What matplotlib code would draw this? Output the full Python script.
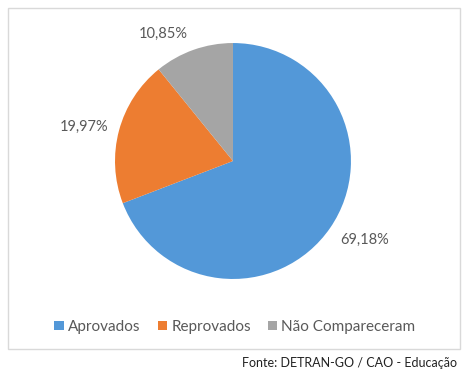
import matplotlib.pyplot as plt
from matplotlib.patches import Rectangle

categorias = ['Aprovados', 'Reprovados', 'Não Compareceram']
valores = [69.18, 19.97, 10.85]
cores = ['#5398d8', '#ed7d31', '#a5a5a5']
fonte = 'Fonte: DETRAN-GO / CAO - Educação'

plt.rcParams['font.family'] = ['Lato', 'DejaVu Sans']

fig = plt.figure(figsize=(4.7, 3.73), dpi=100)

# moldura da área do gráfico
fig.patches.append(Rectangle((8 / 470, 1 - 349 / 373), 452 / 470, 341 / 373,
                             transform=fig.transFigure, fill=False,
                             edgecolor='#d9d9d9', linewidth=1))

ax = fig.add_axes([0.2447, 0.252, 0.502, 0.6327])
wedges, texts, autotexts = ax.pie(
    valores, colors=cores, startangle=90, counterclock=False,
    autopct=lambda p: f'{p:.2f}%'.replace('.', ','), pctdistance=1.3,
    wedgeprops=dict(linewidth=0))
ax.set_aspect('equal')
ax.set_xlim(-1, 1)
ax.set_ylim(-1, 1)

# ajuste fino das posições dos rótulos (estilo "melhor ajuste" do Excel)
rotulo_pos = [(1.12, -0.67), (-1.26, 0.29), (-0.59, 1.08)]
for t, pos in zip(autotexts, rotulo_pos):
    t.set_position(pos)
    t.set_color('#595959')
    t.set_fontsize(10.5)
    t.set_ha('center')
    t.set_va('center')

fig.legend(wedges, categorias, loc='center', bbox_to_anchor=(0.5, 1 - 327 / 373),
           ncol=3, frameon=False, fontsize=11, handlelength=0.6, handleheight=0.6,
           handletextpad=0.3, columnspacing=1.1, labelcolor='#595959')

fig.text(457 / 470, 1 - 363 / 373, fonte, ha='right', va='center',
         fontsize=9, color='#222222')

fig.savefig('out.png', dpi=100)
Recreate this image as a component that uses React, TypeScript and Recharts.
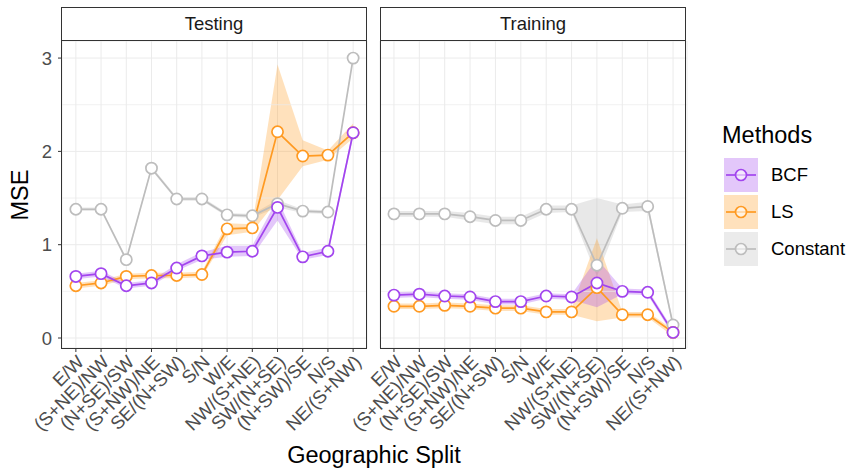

# # #

• **WHAT YOU SHOULD DO**: Without the images, write out each line of the data verbatim.

• **ANSWER FOR THIS EXERCISE**:
What matplotlib code would draw this? Output the full Python script.
import matplotlib.pyplot as plt
from matplotlib.patches import Rectangle

categorias = ['Aprovados', 'Reprovados', 'Não Compareceram']
valores = [69.18, 19.97, 10.85]
cores = ['#5398d8', '#ed7d31', '#a5a5a5']
fonte = 'Fonte: DETRAN-GO / CAO - Educação'

plt.rcParams['font.family'] = ['Lato', 'DejaVu Sans']

fig = plt.figure(figsize=(4.7, 3.73), dpi=100)

# moldura da área do gráfico
fig.patches.append(Rectangle((8 / 470, 1 - 349 / 373), 452 / 470, 341 / 373,
                             transform=fig.transFigure, fill=False,
                             edgecolor='#d9d9d9', linewidth=1))

ax = fig.add_axes([0.2447, 0.252, 0.502, 0.6327])
wedges, texts, autotexts = ax.pie(
    valores, colors=cores, startangle=90, counterclock=False,
    autopct=lambda p: f'{p:.2f}%'.replace('.', ','), pctdistance=1.3,
    wedgeprops=dict(linewidth=0))
ax.set_aspect('equal')
ax.set_xlim(-1, 1)
ax.set_ylim(-1, 1)

# ajuste fino das posições dos rótulos (estilo "melhor ajuste" do Excel)
rotulo_pos = [(1.12, -0.67), (-1.26, 0.29), (-0.59, 1.08)]
for t, pos in zip(autotexts, rotulo_pos):
    t.set_position(pos)
    t.set_color('#595959')
    t.set_fontsize(10.5)
    t.set_ha('center')
    t.set_va('center')

fig.legend(wedges, categorias, loc='center', bbox_to_anchor=(0.5, 1 - 327 / 373),
           ncol=3, frameon=False, fontsize=11, handlelength=0.6, handleheight=0.6,
           handletextpad=0.3, columnspacing=1.1, labelcolor='#595959')

fig.text(457 / 470, 1 - 363 / 373, fonte, ha='right', va='center',
         fontsize=9, color='#222222')

fig.savefig('out.png', dpi=100)
Recreate this image as a component that uses React, TypeScript and Recharts.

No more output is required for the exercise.